>> START Data section

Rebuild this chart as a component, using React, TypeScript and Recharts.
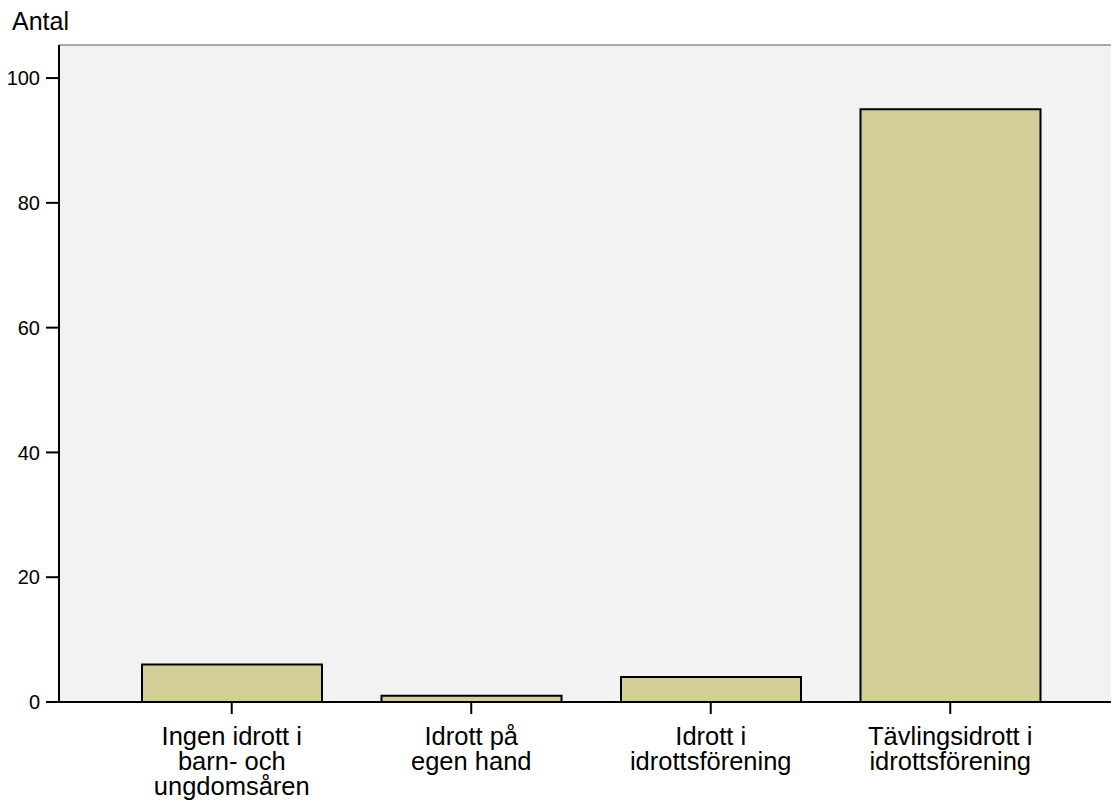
import React from "react";
import {
  BarChart,
  Bar,
  XAxis,
  YAxis,
  CartesianGrid,
  ReferenceLine,
} from "recharts";

const categories = [
  "Ingen idrott i\nbarn- och\nungdomsåren",
  "Idrott på\negen hand",
  "Idrott i\nidrottsförening",
  "Tävlingsidrott i\nidrottsförening",
];
const counts = [6, 1, 4, 95];
const yTicks = [0, 20, 40, 60, 80, 100];

const data = categories.map((name, i) => ({ name, antal: counts[i] }));

const FONT = "'Liberation Sans', Arial, Helvetica, sans-serif";

// multi-line category labels, tightly packed like the original
function CategoryTick(props: any) {
  const { x, y, payload } = props;
  const lines = String(payload.value).split("\n");
  return (
    <text x={x} y={y} textAnchor="middle" fontSize={25.5} fontFamily={FONT} fill="#000">
      {lines.map((line, i) => (
        <tspan key={i} x={x} dy={i === 0 ? 31 : 25}>
          {line}
        </tspan>
      ))}
    </text>
  );
}

export default function App() {
  return (
    <div style={{ width: 1111, height: 793, fontFamily: FONT }}>
      <BarChart
        width={1111}
        height={793}
        data={data}
        margin={{ top: 37, right: 0, left: 0, bottom: 0 }}
        barSize={180}
      >
        <CartesianGrid fill="#f2f2f2" stroke="none" horizontal={false} vertical={false} />
        <ReferenceLine y={105.3} stroke="#8c8c8c" strokeWidth={1.5} />
        <XAxis
          dataKey="name"
          height={99}
          padding={{ left: 53, right: 49 }}
          axisLine={{ stroke: "#000", strokeWidth: 2 }}
          tickLine={{ stroke: "#000", strokeWidth: 2 }}
          tickSize={12}
          tickMargin={0}
          interval={0}
          tick={<CategoryTick />}
        />
        <YAxis
          width={51}
          domain={[0, 105.3]}
          ticks={yTicks}
          allowDataOverflow
          axisLine={{ stroke: "#000", strokeWidth: 2 }}
          tickLine={{ stroke: "#000", strokeWidth: 2 }}
          tickSize={13}
          tickMargin={6}
          tick={{ fill: "#000", fontSize: 20, fontFamily: FONT }}
          label={{
            content: () => (
              <text x={4} y={22} fontSize={25} fontFamily={FONT} fill="#000">
                Antal
              </text>
            ),
          }}
        />
        <Bar
          dataKey="antal"
          fill="#d3ce98"
          stroke="#000"
          strokeWidth={2}
          isAnimationActive={false}
        />
      </BarChart>
    </div>
  );
}
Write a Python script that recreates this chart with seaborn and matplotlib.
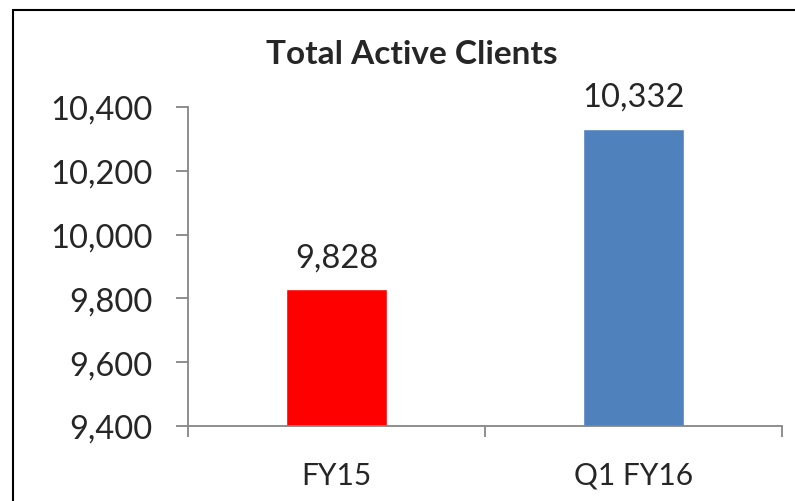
import matplotlib
matplotlib.use('Agg')
import matplotlib.pyplot as plt
import matplotlib.ticker as ticker
from matplotlib.patches import Rectangle
import pandas as pd
import seaborn as sns

categories = ['FY15', 'Q1 FY16']
clients = [9828, 10332]
bar_colors = ['#FF0000', '#4F81BD']
y_ticks = [9400, 9600, 9800, 10000, 10200, 10400]

sns.set_style('white')
plt.rcParams['font.family'] = ['Lato', 'DejaVu Sans']

df = pd.DataFrame({'period': categories, 'clients': clients})

fig = plt.figure(figsize=(7.95, 5.02), dpi=100)
ax = fig.add_axes([188 / 795, 1 - 427 / 502, 594 / 795, 319 / 502])

sns.barplot(data=df, x='period', y='clients', hue='period', palette=bar_colors,
            width=0.337, legend=False, ax=ax, saturation=1)

ax.set_ylim(9400, 10400)
ax.set_xlim(-0.5, 1.5)
ax.set_yticks(y_ticks)
ax.yaxis.set_major_formatter(ticker.FuncFormatter(lambda v, p: f'{int(v):,}'))

# category boundaries as major ticks, labels on minor ticks at bar centres
ax.xaxis.set_major_locator(ticker.FixedLocator([-0.5, 0.5, 1.5]))
ax.xaxis.set_major_formatter(ticker.NullFormatter())
ax.xaxis.set_minor_locator(ticker.FixedLocator([0, 1]))
ax.xaxis.set_minor_formatter(ticker.FixedFormatter(categories))

grey = '#868686'
for side in ['top', 'right']:
    ax.spines[side].set_visible(False)
for side in ['left', 'bottom']:
    ax.spines[side].set_color(grey)
    ax.spines[side].set_linewidth(1.3)

ax.tick_params(axis='y', which='major', direction='out', length=8.6, width=1.3,
               color=grey, labelsize=23.5, pad=17, left=True)
ax.tick_params(axis='x', which='major', direction='out', length=8, width=1.3,
               color=grey, bottom=True)
ax.tick_params(axis='x', which='minor', length=0, labelsize=21.5, pad=25)
ax.set_xlabel('')
ax.set_ylabel('')

for i, v in enumerate(clients):
    ax.annotate(f'{v:,}', (i, v), xytext=(0, 12), textcoords='offset points',
                ha='center', va='bottom', fontsize=23.5)

fig.text(412 / 795, 1 - 55 / 502, 'Total Active Clients', ha='center', va='center',
         fontsize=24, fontweight='bold')

fig.patches.append(Rectangle((13 / 795, -0.05), 1.1, 1 - 11 / 502 + 0.05,
                             transform=fig.transFigure, fill=False,
                             edgecolor='black', linewidth=1.5))

fig.savefig('out.png', dpi=100)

>> END Data section

Exercise aim ▸ From the material above, copy everything exactly but the pictures.

Answer for the task ▸
Rebuild this chart as a component, using React, TypeScript and Recharts.
import React from "react";
import {
  BarChart,
  Bar,
  XAxis,
  YAxis,
  CartesianGrid,
  ReferenceLine,
} from "recharts";

const categories = [
  "Ingen idrott i\nbarn- och\nungdomsåren",
  "Idrott på\negen hand",
  "Idrott i\nidrottsförening",
  "Tävlingsidrott i\nidrottsförening",
];
const counts = [6, 1, 4, 95];
const yTicks = [0, 20, 40, 60, 80, 100];

const data = categories.map((name, i) => ({ name, antal: counts[i] }));

const FONT = "'Liberation Sans', Arial, Helvetica, sans-serif";

// multi-line category labels, tightly packed like the original
function CategoryTick(props: any) {
  const { x, y, payload } = props;
  const lines = String(payload.value).split("\n");
  return (
    <text x={x} y={y} textAnchor="middle" fontSize={25.5} fontFamily={FONT} fill="#000">
      {lines.map((line, i) => (
        <tspan key={i} x={x} dy={i === 0 ? 31 : 25}>
          {line}
        </tspan>
      ))}
    </text>
  );
}

export default function App() {
  return (
    <div style={{ width: 1111, height: 793, fontFamily: FONT }}>
      <BarChart
        width={1111}
        height={793}
        data={data}
        margin={{ top: 37, right: 0, left: 0, bottom: 0 }}
        barSize={180}
      >
        <CartesianGrid fill="#f2f2f2" stroke="none" horizontal={false} vertical={false} />
        <ReferenceLine y={105.3} stroke="#8c8c8c" strokeWidth={1.5} />
        <XAxis
          dataKey="name"
          height={99}
          padding={{ left: 53, right: 49 }}
          axisLine={{ stroke: "#000", strokeWidth: 2 }}
          tickLine={{ stroke: "#000", strokeWidth: 2 }}
          tickSize={12}
          tickMargin={0}
          interval={0}
          tick={<CategoryTick />}
        />
        <YAxis
          width={51}
          domain={[0, 105.3]}
          ticks={yTicks}
          allowDataOverflow
          axisLine={{ stroke: "#000", strokeWidth: 2 }}
          tickLine={{ stroke: "#000", strokeWidth: 2 }}
          tickSize={13}
          tickMargin={6}
          tick={{ fill: "#000", fontSize: 20, fontFamily: FONT }}
          label={{
            content: () => (
              <text x={4} y={22} fontSize={25} fontFamily={FONT} fill="#000">
                Antal
              </text>
            ),
          }}
        />
        <Bar
          dataKey="antal"
          fill="#d3ce98"
          stroke="#000"
          strokeWidth={2}
          isAnimationActive={false}
        />
      </BarChart>
    </div>
  );
}
Write a Python script that recreates this chart with seaborn and matplotlib.
import matplotlib
matplotlib.use('Agg')
import matplotlib.pyplot as plt
import matplotlib.ticker as ticker
from matplotlib.patches import Rectangle
import pandas as pd
import seaborn as sns

categories = ['FY15', 'Q1 FY16']
clients = [9828, 10332]
bar_colors = ['#FF0000', '#4F81BD']
y_ticks = [9400, 9600, 9800, 10000, 10200, 10400]

sns.set_style('white')
plt.rcParams['font.family'] = ['Lato', 'DejaVu Sans']

df = pd.DataFrame({'period': categories, 'clients': clients})

fig = plt.figure(figsize=(7.95, 5.02), dpi=100)
ax = fig.add_axes([188 / 795, 1 - 427 / 502, 594 / 795, 319 / 502])

sns.barplot(data=df, x='period', y='clients', hue='period', palette=bar_colors,
            width=0.337, legend=False, ax=ax, saturation=1)

ax.set_ylim(9400, 10400)
ax.set_xlim(-0.5, 1.5)
ax.set_yticks(y_ticks)
ax.yaxis.set_major_formatter(ticker.FuncFormatter(lambda v, p: f'{int(v):,}'))

# category boundaries as major ticks, labels on minor ticks at bar centres
ax.xaxis.set_major_locator(ticker.FixedLocator([-0.5, 0.5, 1.5]))
ax.xaxis.set_major_formatter(ticker.NullFormatter())
ax.xaxis.set_minor_locator(ticker.FixedLocator([0, 1]))
ax.xaxis.set_minor_formatter(ticker.FixedFormatter(categories))

grey = '#868686'
for side in ['top', 'right']:
    ax.spines[side].set_visible(False)
for side in ['left', 'bottom']:
    ax.spines[side].set_color(grey)
    ax.spines[side].set_linewidth(1.3)

ax.tick_params(axis='y', which='major', direction='out', length=8.6, width=1.3,
               color=grey, labelsize=23.5, pad=17, left=True)
ax.tick_params(axis='x', which='major', direction='out', length=8, width=1.3,
               color=grey, bottom=True)
ax.tick_params(axis='x', which='minor', length=0, labelsize=21.5, pad=25)
ax.set_xlabel('')
ax.set_ylabel('')

for i, v in enumerate(clients):
    ax.annotate(f'{v:,}', (i, v), xytext=(0, 12), textcoords='offset points',
                ha='center', va='bottom', fontsize=23.5)

fig.text(412 / 795, 1 - 55 / 502, 'Total Active Clients', ha='center', va='center',
         fontsize=24, fontweight='bold')

fig.patches.append(Rectangle((13 / 795, -0.05), 1.1, 1 - 11 / 502 + 0.05,
                             transform=fig.transFigure, fill=False,
                             edgecolor='black', linewidth=1.5))

fig.savefig('out.png', dpi=100)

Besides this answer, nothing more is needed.